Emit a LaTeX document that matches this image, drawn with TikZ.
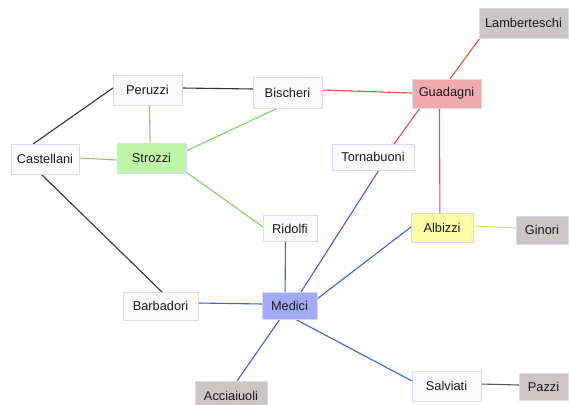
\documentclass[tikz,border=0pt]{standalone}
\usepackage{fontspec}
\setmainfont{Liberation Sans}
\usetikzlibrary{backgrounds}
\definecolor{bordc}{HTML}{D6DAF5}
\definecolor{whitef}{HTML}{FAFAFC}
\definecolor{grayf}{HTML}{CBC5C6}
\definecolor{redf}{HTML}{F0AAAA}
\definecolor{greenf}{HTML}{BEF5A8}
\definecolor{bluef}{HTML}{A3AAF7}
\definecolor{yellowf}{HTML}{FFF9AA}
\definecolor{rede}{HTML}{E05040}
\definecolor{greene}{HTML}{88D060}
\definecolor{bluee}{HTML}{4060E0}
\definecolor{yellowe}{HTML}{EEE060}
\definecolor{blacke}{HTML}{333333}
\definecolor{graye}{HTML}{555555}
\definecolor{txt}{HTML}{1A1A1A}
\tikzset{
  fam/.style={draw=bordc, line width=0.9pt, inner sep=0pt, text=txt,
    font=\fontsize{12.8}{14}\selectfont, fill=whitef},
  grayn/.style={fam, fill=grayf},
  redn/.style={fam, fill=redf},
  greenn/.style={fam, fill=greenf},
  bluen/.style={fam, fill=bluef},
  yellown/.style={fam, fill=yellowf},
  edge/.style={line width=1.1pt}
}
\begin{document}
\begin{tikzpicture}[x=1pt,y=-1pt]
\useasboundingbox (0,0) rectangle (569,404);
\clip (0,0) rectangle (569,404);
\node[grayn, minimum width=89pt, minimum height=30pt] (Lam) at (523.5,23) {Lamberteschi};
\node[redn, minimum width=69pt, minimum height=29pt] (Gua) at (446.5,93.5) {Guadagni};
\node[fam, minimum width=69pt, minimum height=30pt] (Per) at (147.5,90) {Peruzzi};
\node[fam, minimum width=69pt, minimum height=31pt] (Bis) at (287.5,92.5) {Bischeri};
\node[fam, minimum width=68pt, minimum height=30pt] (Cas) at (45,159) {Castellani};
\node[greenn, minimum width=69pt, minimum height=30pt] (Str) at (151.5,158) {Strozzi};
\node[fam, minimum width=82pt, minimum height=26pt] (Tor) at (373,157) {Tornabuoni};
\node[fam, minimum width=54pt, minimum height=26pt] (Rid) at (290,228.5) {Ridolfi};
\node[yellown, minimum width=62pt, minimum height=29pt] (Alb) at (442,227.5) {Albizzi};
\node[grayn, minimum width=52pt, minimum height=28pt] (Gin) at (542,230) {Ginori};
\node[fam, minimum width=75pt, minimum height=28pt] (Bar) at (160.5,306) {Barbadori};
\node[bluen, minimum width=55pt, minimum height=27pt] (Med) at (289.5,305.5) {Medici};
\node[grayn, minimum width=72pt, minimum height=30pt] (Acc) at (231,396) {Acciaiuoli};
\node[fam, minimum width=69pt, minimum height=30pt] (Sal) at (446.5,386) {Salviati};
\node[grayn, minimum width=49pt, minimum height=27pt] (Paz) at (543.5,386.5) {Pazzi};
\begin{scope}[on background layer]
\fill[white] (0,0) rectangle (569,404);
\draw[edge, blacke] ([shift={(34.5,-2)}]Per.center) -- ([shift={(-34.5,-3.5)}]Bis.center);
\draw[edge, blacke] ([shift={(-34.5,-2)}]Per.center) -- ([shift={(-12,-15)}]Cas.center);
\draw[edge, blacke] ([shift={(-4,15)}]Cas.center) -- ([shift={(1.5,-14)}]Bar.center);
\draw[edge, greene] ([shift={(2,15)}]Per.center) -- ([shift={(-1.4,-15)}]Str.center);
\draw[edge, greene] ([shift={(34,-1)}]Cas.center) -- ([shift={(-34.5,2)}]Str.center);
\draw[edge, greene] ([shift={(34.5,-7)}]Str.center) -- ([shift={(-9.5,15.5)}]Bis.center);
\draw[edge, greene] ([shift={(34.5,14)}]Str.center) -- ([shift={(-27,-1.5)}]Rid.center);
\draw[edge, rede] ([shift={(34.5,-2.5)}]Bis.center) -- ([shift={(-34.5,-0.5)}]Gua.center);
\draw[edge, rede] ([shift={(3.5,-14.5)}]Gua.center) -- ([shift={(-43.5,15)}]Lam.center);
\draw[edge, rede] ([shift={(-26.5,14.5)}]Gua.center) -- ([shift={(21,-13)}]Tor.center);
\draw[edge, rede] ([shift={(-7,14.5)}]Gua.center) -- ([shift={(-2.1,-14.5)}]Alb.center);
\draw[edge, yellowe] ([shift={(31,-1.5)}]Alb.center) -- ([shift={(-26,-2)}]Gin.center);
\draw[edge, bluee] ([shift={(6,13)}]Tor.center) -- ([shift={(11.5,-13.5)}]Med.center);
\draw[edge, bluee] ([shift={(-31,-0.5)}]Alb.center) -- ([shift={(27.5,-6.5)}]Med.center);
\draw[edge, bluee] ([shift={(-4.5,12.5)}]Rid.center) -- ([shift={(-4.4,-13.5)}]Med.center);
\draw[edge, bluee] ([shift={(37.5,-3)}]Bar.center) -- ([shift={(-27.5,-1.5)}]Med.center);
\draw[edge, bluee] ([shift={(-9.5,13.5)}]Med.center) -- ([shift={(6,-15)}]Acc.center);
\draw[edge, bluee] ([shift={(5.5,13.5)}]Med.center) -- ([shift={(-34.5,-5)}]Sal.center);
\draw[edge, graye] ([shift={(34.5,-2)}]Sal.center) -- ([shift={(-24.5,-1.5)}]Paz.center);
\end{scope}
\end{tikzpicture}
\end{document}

━━━━

▶ Set exercise
All of the lines above should be retyped precisely, apart from the pictures.

▶ Output
Emit a LaTeX document that matches this image, drawn with TikZ.
\documentclass[tikz,border=0pt]{standalone}
\usepackage{fontspec}
\setmainfont{Liberation Sans}
\usetikzlibrary{backgrounds}
\definecolor{bordc}{HTML}{D6DAF5}
\definecolor{whitef}{HTML}{FAFAFC}
\definecolor{grayf}{HTML}{CBC5C6}
\definecolor{redf}{HTML}{F0AAAA}
\definecolor{greenf}{HTML}{BEF5A8}
\definecolor{bluef}{HTML}{A3AAF7}
\definecolor{yellowf}{HTML}{FFF9AA}
\definecolor{rede}{HTML}{E05040}
\definecolor{greene}{HTML}{88D060}
\definecolor{bluee}{HTML}{4060E0}
\definecolor{yellowe}{HTML}{EEE060}
\definecolor{blacke}{HTML}{333333}
\definecolor{graye}{HTML}{555555}
\definecolor{txt}{HTML}{1A1A1A}
\tikzset{
  fam/.style={draw=bordc, line width=0.9pt, inner sep=0pt, text=txt,
    font=\fontsize{12.8}{14}\selectfont, fill=whitef},
  grayn/.style={fam, fill=grayf},
  redn/.style={fam, fill=redf},
  greenn/.style={fam, fill=greenf},
  bluen/.style={fam, fill=bluef},
  yellown/.style={fam, fill=yellowf},
  edge/.style={line width=1.1pt}
}
\begin{document}
\begin{tikzpicture}[x=1pt,y=-1pt]
\useasboundingbox (0,0) rectangle (569,404);
\clip (0,0) rectangle (569,404);
\node[grayn, minimum width=89pt, minimum height=30pt] (Lam) at (523.5,23) {Lamberteschi};
\node[redn, minimum width=69pt, minimum height=29pt] (Gua) at (446.5,93.5) {Guadagni};
\node[fam, minimum width=69pt, minimum height=30pt] (Per) at (147.5,90) {Peruzzi};
\node[fam, minimum width=69pt, minimum height=31pt] (Bis) at (287.5,92.5) {Bischeri};
\node[fam, minimum width=68pt, minimum height=30pt] (Cas) at (45,159) {Castellani};
\node[greenn, minimum width=69pt, minimum height=30pt] (Str) at (151.5,158) {Strozzi};
\node[fam, minimum width=82pt, minimum height=26pt] (Tor) at (373,157) {Tornabuoni};
\node[fam, minimum width=54pt, minimum height=26pt] (Rid) at (290,228.5) {Ridolfi};
\node[yellown, minimum width=62pt, minimum height=29pt] (Alb) at (442,227.5) {Albizzi};
\node[grayn, minimum width=52pt, minimum height=28pt] (Gin) at (542,230) {Ginori};
\node[fam, minimum width=75pt, minimum height=28pt] (Bar) at (160.5,306) {Barbadori};
\node[bluen, minimum width=55pt, minimum height=27pt] (Med) at (289.5,305.5) {Medici};
\node[grayn, minimum width=72pt, minimum height=30pt] (Acc) at (231,396) {Acciaiuoli};
\node[fam, minimum width=69pt, minimum height=30pt] (Sal) at (446.5,386) {Salviati};
\node[grayn, minimum width=49pt, minimum height=27pt] (Paz) at (543.5,386.5) {Pazzi};
\begin{scope}[on background layer]
\fill[white] (0,0) rectangle (569,404);
\draw[edge, blacke] ([shift={(34.5,-2)}]Per.center) -- ([shift={(-34.5,-3.5)}]Bis.center);
\draw[edge, blacke] ([shift={(-34.5,-2)}]Per.center) -- ([shift={(-12,-15)}]Cas.center);
\draw[edge, blacke] ([shift={(-4,15)}]Cas.center) -- ([shift={(1.5,-14)}]Bar.center);
\draw[edge, greene] ([shift={(2,15)}]Per.center) -- ([shift={(-1.4,-15)}]Str.center);
\draw[edge, greene] ([shift={(34,-1)}]Cas.center) -- ([shift={(-34.5,2)}]Str.center);
\draw[edge, greene] ([shift={(34.5,-7)}]Str.center) -- ([shift={(-9.5,15.5)}]Bis.center);
\draw[edge, greene] ([shift={(34.5,14)}]Str.center) -- ([shift={(-27,-1.5)}]Rid.center);
\draw[edge, rede] ([shift={(34.5,-2.5)}]Bis.center) -- ([shift={(-34.5,-0.5)}]Gua.center);
\draw[edge, rede] ([shift={(3.5,-14.5)}]Gua.center) -- ([shift={(-43.5,15)}]Lam.center);
\draw[edge, rede] ([shift={(-26.5,14.5)}]Gua.center) -- ([shift={(21,-13)}]Tor.center);
\draw[edge, rede] ([shift={(-7,14.5)}]Gua.center) -- ([shift={(-2.1,-14.5)}]Alb.center);
\draw[edge, yellowe] ([shift={(31,-1.5)}]Alb.center) -- ([shift={(-26,-2)}]Gin.center);
\draw[edge, bluee] ([shift={(6,13)}]Tor.center) -- ([shift={(11.5,-13.5)}]Med.center);
\draw[edge, bluee] ([shift={(-31,-0.5)}]Alb.center) -- ([shift={(27.5,-6.5)}]Med.center);
\draw[edge, bluee] ([shift={(-4.5,12.5)}]Rid.center) -- ([shift={(-4.4,-13.5)}]Med.center);
\draw[edge, bluee] ([shift={(37.5,-3)}]Bar.center) -- ([shift={(-27.5,-1.5)}]Med.center);
\draw[edge, bluee] ([shift={(-9.5,13.5)}]Med.center) -- ([shift={(6,-15)}]Acc.center);
\draw[edge, bluee] ([shift={(5.5,13.5)}]Med.center) -- ([shift={(-34.5,-5)}]Sal.center);
\draw[edge, graye] ([shift={(34.5,-2)}]Sal.center) -- ([shift={(-24.5,-1.5)}]Paz.center);
\end{scope}
\end{tikzpicture}
\end{document}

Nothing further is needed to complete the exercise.